Anyway, I was perusing Cooley’s 990 tax forms in the Thurmond Street library, and noticed that the school has reported losing $28 million over the last two years, while its net assets declined from $102 million to $58 million between 2020 and 2022. The schools assets consist of its buildings, which it values at around $60 million after depreciation, and about $70 million in financial instruments, that make up the endowment. Its main debt is about $60 million in outstanding bonds.

Which made me wonder: How long can the school survive, given its present trajectory? How does a current operating deficit of around $14 million per year interact with $58 million in remaining net assets, in terms of a good old fashioned economic existential crisis?

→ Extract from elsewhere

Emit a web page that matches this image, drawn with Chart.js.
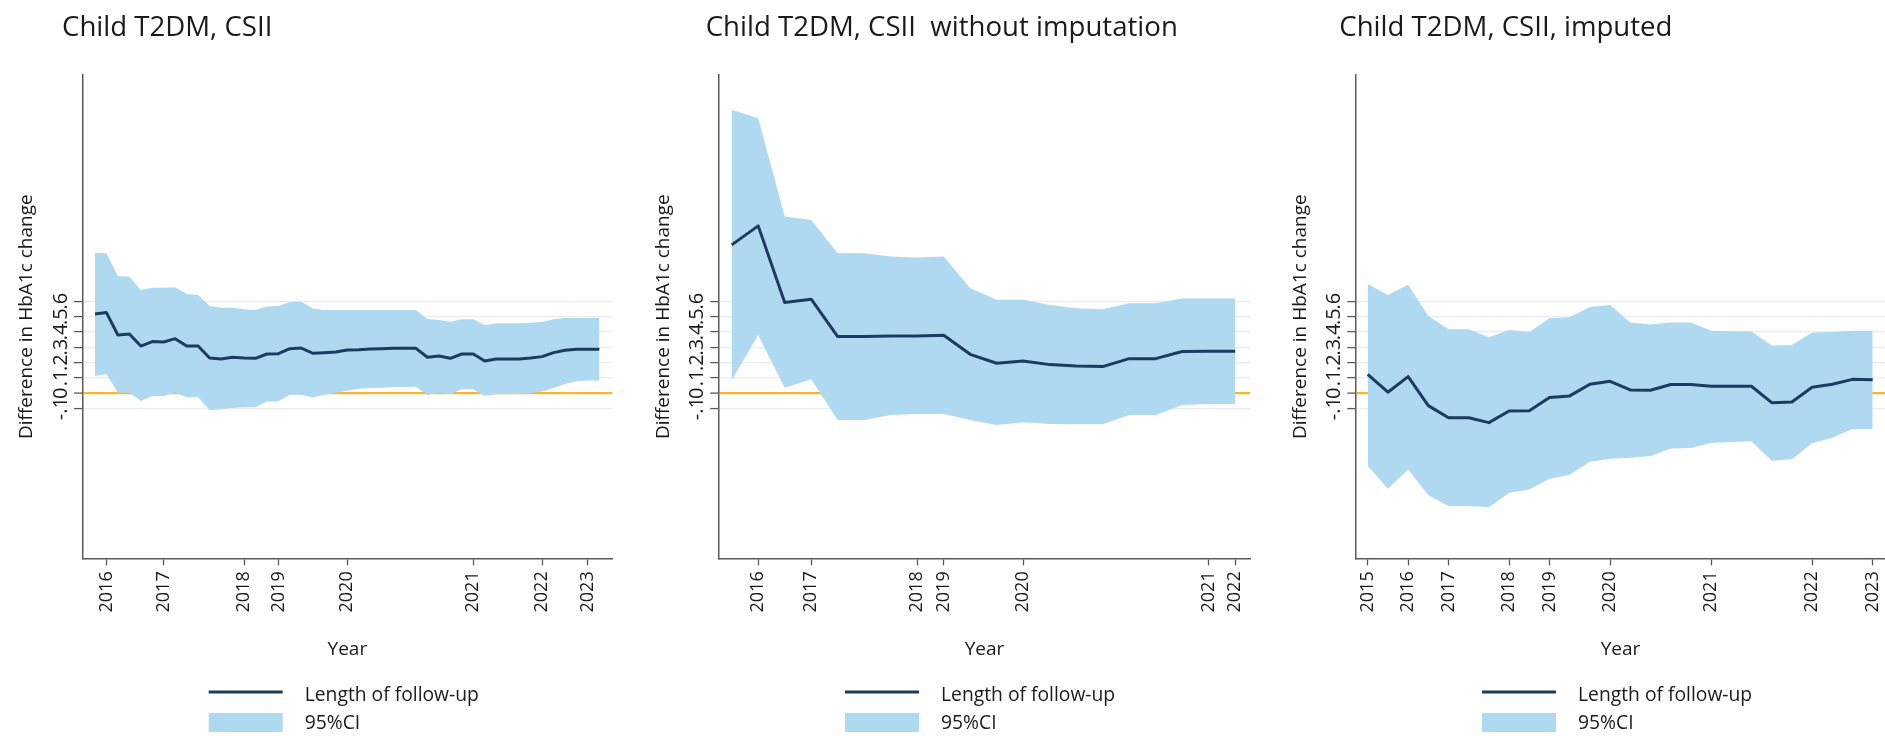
<!DOCTYPE html>
<html>
<head>
<meta charset="utf-8">
<script src="https://cdn.jsdelivr.net/npm/chart.js@4/dist/chart.umd.min.js"></script>
<style>
  html, body { margin: 0; padding: 0; background: #ffffff; }
  #wrap { position: relative; width: 1885px; height: 736px; overflow: hidden; background: #ffffff; }
  .panel { position: absolute; top: 0; height: 736px; }
  canvas { display: block; }
</style>
</head>
<body>
<div id="wrap">
  <div class="panel" style="left:0px;width:630px"><canvas id="c1" width="630" height="736"></canvas></div>
  <div class="panel" style="left:630px;width:630px"><canvas id="c2" width="630" height="736"></canvas></div>
  <div class="panel" style="left:1260px;width:625px"><canvas id="c3" width="625" height="736"></canvas></div>
</div>
<script>
// ---- shared y axis ----
const yTickVals   = [-0.1, 0, 0.1, 0.2, 0.3, 0.4, 0.5, 0.6];
const yTickLabels = ['-.1', '0', '.1', '.2', '.3', '.4', '.5', '.6'];
const Y_MIN = -1.075;
const Y_MAX = 2.074;

// ---- panel 1: Child T2DM, CSII ----
const p1TickIdx    = [1, 6, 13, 16, 22, 33, 39, 43];
const p1TickLabels = ['2016', '2017', '2018', '2019', '2020', '2021', '2022', '2023'];
const p1Mean  = [0.517, 0.526, 0.380, 0.387, 0.308, 0.337, 0.334, 0.356, 0.308, 0.308,
                 0.230, 0.224, 0.235, 0.230, 0.228, 0.256, 0.258, 0.291, 0.295, 0.261,
                 0.265, 0.269, 0.282, 0.284, 0.289, 0.291, 0.293, 0.293, 0.293, 0.235,
                 0.243, 0.228, 0.256, 0.256, 0.211, 0.224, 0.224, 0.224, 0.230, 0.239,
                 0.265, 0.280, 0.287, 0.287, 0.287];
const p1Upper = [0.916, 0.912, 0.764, 0.760, 0.673, 0.688, 0.688, 0.691, 0.647, 0.641,
                 0.569, 0.558, 0.558, 0.547, 0.543, 0.565, 0.569, 0.595, 0.597, 0.552,
                 0.543, 0.543, 0.543, 0.543, 0.543, 0.543, 0.543, 0.543, 0.543, 0.484,
                 0.478, 0.467, 0.482, 0.482, 0.443, 0.456, 0.456, 0.456, 0.460, 0.465,
                 0.482, 0.491, 0.491, 0.491, 0.491];
const p1Lower = [0.113, 0.126, 0.004, 0.004, -0.050, -0.017, -0.017, 0.004, -0.026, -0.026,
                 -0.109, -0.104, -0.096, -0.091, -0.091, -0.054, -0.052, -0.009, -0.009, -0.028,
                 -0.009, 0.004, 0.017, 0.030, 0.035, 0.037, 0.039, 0.041, 0.043, -0.011,
                 0.004, -0.004, 0.026, 0.026, -0.017, -0.004, -0.004, -0.004, 0.000, 0.011,
                 0.035, 0.061, 0.078, 0.083, 0.083];

// ---- panel 2: without imputation ----
const p2TickIdx    = [1, 3, 7, 8, 11, 18, 19];
const p2TickLabels = ['2016', '2017', '2018', '2019', '2020', '2021', '2022'];
const p2Mean  = [0.967, 1.091, 0.591, 0.613, 0.370, 0.370, 0.374, 0.374, 0.378, 0.254,
                 0.196, 0.211, 0.187, 0.178, 0.174, 0.226, 0.226, 0.272, 0.274, 0.274];
const p2Upper = [1.848, 1.793, 1.152, 1.130, 0.913, 0.913, 0.891, 0.885, 0.891, 0.685,
                 0.609, 0.609, 0.576, 0.554, 0.548, 0.587, 0.587, 0.617, 0.617, 0.617];
const p2Lower = [0.087, 0.380, 0.037, 0.091, -0.174, -0.174, -0.141, -0.135, -0.135, -0.174,
                 -0.207, -0.189, -0.200, -0.202, -0.202, -0.141, -0.141, -0.076, -0.070, -0.070];

// ---- panel 3: imputed ----
const p3TickIdx    = [0, 2, 4, 7, 9, 12, 17, 22, 25];
const p3TickLabels = ['2015', '2016', '2017', '2018', '2019', '2020', '2021', '2022', '2023'];
const p3Mean  = [0.124, 0.007, 0.109, -0.080, -0.159, -0.159, -0.191, -0.115, -0.113, -0.028,
                 -0.017, 0.059, 0.078, 0.022, 0.020, 0.057, 0.057, 0.046, 0.046, 0.046,
                 -0.061, -0.057, 0.039, 0.059, 0.091, 0.089];
const p3Upper = [0.713, 0.641, 0.707, 0.504, 0.417, 0.417, 0.365, 0.413, 0.400, 0.489,
                 0.496, 0.563, 0.576, 0.461, 0.448, 0.461, 0.461, 0.407, 0.404, 0.402,
                 0.311, 0.315, 0.396, 0.400, 0.407, 0.407];
const p3Lower = [-0.474, -0.622, -0.496, -0.665, -0.735, -0.735, -0.743, -0.648, -0.626, -0.557,
                 -0.530, -0.446, -0.426, -0.420, -0.409, -0.359, -0.357, -0.324, -0.317, -0.313,
                 -0.439, -0.430, -0.326, -0.289, -0.233, -0.233];

// ---- styling ----
const FONT = "'Open Sans', 'Noto Sans', sans-serif";
const TEXT = '#1a1a1a';
const AXIS = '#5a5a5a';
const GRID = '#ececec';
const ZERO = 'rgb(246,182,52)';
const CI_FILL = 'rgb(174,217,241)';
const LINE = 'rgb(28,60,95)';

// Titles and the two-entry legend under each panel
const panelDecor = {
  id: 'panelDecor',
  afterDraw(chart, args, opts) {
    const { ctx, chartArea } = chart;
    const ds = chart.data.datasets;
    ctx.save();
    ctx.fillStyle = TEXT;
    ctx.textAlign = 'left';
    ctx.textBaseline = 'alphabetic';
    ctx.font = `27.6px ${FONT}`;
    ctx.fillText(opts.title, opts.titleX, 36);

    const lx = chartArea.left + 126;
    const lw = 74;
    ctx.strokeStyle = ds[2].borderColor;
    ctx.lineWidth = ds[2].borderWidth;
    ctx.beginPath();
    ctx.moveTo(lx, 692);
    ctx.lineTo(lx + lw, 692);
    ctx.stroke();
    ctx.fillStyle = ds[0].backgroundColor;
    ctx.fillRect(lx, 713, lw, 19);

    ctx.fillStyle = TEXT;
    ctx.font = `19.3px ${FONT}`;
    ctx.textBaseline = 'middle';
    ctx.fillText(ds[2].label, lx + 96, 696);
    ctx.fillText(ds[0].label, lx + 96, 724);
    ctx.restore();
  }
};

function buildPanel(id, p) {
  const pts = arr => arr.map((v, i) => ({ x: i, y: v }));
  return new Chart(document.getElementById(id), {
    type: 'line',
    data: {
      datasets: [
        { label: '95%CI', data: pts(p.upper), fill: '+1', backgroundColor: CI_FILL, order: 2,
          borderWidth: 0, borderColor: 'rgba(0,0,0,0)', pointRadius: 0, tension: 0 },
        { label: 'lower', data: pts(p.lower), fill: false, borderWidth: 0, order: 3,
          borderColor: 'rgba(0,0,0,0)', pointRadius: 0, tension: 0 },
        { label: 'Length of follow-up', data: pts(p.mean), fill: false, borderColor: LINE, order: 0,
          borderWidth: 3, pointRadius: 0, tension: 0, borderJoinStyle: 'round', borderCapStyle: 'butt' }
      ]
    },
    options: {
      responsive: false,
      animation: false,
      events: [],
      layout: { padding: { top: 75, bottom: 0, left: 0, right: p.padRight } },
      plugins: {
        legend: { display: false },
        tooltip: { enabled: false },
        title: { display: false },
        panelDecor: { title: p.title, titleX: p.titleX }
      },
      scales: {
        x: {
          type: 'linear',
          min: p.xMin,
          max: p.xMax,
          afterBuildTicks: s => { s.ticks = p.tickIdx.map(v => ({ value: v })); },
          afterFit: s => { s.height = 736 - 558.3; s.paddingLeft = 0; s.paddingRight = 0; },
          ticks: {
            autoSkip: false, minRotation: 90, maxRotation: 90, padding: 6,
            color: TEXT, font: { family: FONT, size: 18 },
            callback: v => p.tickLabels[p.tickIdx.indexOf(v)]
          },
          grid: { drawOnChartArea: false, drawTicks: true, tickLength: 7, tickColor: AXIS, tickWidth: 1.3 },
          border: { display: true, color: AXIS, width: 1.5 },
          title: { display: true, text: 'Year', color: TEXT, font: { family: FONT, size: 19 },
                   padding: { top: 0, bottom: 74.6 } }
        },
        y: {
          type: 'linear',
          min: Y_MIN,
          max: Y_MAX,
          afterBuildTicks: s => { s.ticks = yTickVals.map(v => ({ value: v })); },
          afterFit: s => { s.width = p.yWidth; s.paddingTop = 0; s.paddingBottom = 0; },
          ticks: {
            autoSkip: false, minRotation: 90, maxRotation: 90, crossAlign: 'center', padding: 1,
            color: TEXT, font: { family: FONT, size: 20 },
            callback: v => yTickLabels[yTickVals.indexOf(v)]
          },
          grid: {
            color: c => (c.tick && c.tick.value === 0 ? ZERO : GRID),
            lineWidth: c => (c.tick && c.tick.value === 0 ? 2.2 : 1.2),
            drawTicks: true, tickLength: 8.7, tickColor: AXIS, tickWidth: 1.3
          },
          border: { display: true, color: AXIS, width: 1.5 },
          title: { display: true, text: 'Difference in HbA1c change', color: TEXT,
                   font: { family: FONT, size: 19 },
                   padding: { top: p.yWidth - 55.7 - 11.4, bottom: 0 } }
        }
      }
    },
    plugins: [panelDecor]
  });
}

buildPanel('c1', {
  title: 'Child T2DM, CSII', titleX: 62,
  yWidth: 82.7, padRight: 18, xMin: -1.07, xMax: 45.1,
  tickIdx: p1TickIdx, tickLabels: p1TickLabels,
  mean: p1Mean, upper: p1Upper, lower: p1Lower
});
buildPanel('c2', {
  title: 'Child T2DM, CSII  without imputation', titleX: 75.7,
  yWidth: 89, padRight: 10, xMin: -0.48, xMax: 19.56,
  tickIdx: p2TickIdx, tickLabels: p2TickLabels,
  mean: p2Mean, upper: p2Upper, lower: p2Lower
});
buildPanel('c3', {
  title: 'Child T2DM, CSII, imputed', titleX: 79.3,
  yWidth: 96, padRight: 0, xMin: -0.58, xMax: 25.61,
  tickIdx: p3TickIdx, tickLabels: p3TickLabels,
  mean: p3Mean, upper: p3Upper, lower: p3Lower
});
</script>
</body>
</html>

After having reduced its full time faculty from a high 108 in 2011 to 41 as of last fall, it doesn’t appear that there’s a whole lot more that can be done in reducing fixed costs (I note the ex-dean has been paid $500,000 per year by the school for several years now. I wonder how long that cozy arrangement is scheduled to stay in place?).

I’m curious as to peoples’ thoughts about how viable of an operation this is at this point.

On a related note, the University of La Verne’s law school has just lost its ABA accreditation, which means that 10 of the 205 ABA approved law schools that existed as of seven years ago have now either gone out of business, lost their ABA accreditation, or in one case merged with another law school. What are the odds that Cooley, the Platonic ideal of a predatory law school, joins that list in the near future?